__Given exercise__: Work out how many lines hold the string "with". Give that number and nothing more.

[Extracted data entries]
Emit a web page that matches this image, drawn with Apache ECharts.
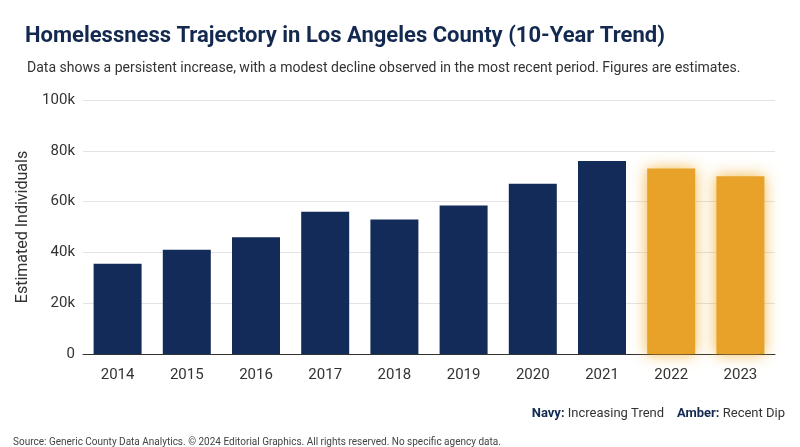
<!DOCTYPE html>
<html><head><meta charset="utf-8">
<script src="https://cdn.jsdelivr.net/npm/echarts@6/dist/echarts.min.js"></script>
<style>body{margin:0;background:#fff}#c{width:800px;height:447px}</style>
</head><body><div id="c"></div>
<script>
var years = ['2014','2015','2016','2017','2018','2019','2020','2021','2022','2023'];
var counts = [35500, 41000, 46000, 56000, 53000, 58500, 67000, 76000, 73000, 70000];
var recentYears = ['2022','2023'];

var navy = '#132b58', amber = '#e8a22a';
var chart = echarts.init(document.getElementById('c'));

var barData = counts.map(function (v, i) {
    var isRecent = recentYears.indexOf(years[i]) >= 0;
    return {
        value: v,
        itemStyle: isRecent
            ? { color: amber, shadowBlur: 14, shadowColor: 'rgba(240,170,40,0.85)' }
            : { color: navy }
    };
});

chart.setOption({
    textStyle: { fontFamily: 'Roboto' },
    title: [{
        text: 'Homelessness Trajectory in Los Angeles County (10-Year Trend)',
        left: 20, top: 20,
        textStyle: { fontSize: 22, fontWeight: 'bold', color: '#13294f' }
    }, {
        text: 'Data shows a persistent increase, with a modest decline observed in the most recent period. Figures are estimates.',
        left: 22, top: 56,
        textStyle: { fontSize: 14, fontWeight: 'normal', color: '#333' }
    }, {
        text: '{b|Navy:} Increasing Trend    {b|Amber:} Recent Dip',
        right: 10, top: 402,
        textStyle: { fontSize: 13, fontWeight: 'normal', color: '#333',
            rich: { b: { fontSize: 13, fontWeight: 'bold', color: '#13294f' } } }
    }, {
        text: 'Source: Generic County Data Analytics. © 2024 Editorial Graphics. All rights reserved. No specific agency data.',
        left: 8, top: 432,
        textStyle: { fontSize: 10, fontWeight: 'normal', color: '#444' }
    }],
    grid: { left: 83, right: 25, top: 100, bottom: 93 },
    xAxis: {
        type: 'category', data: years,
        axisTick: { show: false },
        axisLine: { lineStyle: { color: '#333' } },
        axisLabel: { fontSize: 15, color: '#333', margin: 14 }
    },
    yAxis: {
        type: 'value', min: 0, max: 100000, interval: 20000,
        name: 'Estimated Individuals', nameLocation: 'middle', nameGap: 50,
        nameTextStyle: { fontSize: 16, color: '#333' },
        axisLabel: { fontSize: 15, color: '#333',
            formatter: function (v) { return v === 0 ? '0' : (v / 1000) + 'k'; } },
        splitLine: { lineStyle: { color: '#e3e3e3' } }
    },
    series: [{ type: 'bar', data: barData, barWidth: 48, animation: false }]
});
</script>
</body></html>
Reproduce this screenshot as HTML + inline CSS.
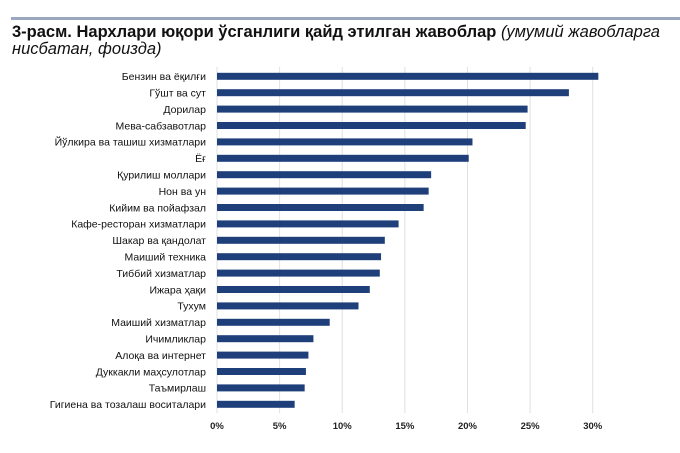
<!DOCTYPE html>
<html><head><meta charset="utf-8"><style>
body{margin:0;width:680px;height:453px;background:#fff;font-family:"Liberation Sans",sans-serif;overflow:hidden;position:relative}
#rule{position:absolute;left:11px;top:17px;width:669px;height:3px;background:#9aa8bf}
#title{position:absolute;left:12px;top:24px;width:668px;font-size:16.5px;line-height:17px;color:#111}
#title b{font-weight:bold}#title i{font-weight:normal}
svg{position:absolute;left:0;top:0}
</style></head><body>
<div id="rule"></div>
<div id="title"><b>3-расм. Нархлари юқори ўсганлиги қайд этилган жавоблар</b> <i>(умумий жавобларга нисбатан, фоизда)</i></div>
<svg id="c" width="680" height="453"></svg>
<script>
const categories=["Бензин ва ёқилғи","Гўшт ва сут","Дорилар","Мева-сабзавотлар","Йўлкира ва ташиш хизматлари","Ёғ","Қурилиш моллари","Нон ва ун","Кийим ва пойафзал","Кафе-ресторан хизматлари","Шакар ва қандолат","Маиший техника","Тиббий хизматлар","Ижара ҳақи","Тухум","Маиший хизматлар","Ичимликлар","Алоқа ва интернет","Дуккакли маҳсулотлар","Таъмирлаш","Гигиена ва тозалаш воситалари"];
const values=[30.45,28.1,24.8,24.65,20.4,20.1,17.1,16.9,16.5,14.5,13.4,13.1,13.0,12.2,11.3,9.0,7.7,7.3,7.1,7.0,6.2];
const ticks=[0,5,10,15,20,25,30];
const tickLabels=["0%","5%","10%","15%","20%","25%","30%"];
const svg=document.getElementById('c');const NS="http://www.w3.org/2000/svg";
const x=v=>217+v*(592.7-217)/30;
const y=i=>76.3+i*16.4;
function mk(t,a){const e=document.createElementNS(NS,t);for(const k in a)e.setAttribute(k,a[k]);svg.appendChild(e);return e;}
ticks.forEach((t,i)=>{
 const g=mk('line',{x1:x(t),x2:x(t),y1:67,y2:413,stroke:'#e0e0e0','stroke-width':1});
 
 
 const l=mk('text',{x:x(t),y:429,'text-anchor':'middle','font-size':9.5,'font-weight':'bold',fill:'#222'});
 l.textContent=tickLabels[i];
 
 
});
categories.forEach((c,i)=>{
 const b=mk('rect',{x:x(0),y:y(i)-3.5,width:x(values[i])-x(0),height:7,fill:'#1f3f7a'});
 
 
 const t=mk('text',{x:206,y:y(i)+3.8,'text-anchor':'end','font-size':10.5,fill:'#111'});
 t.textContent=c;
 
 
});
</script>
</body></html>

__Response__: 2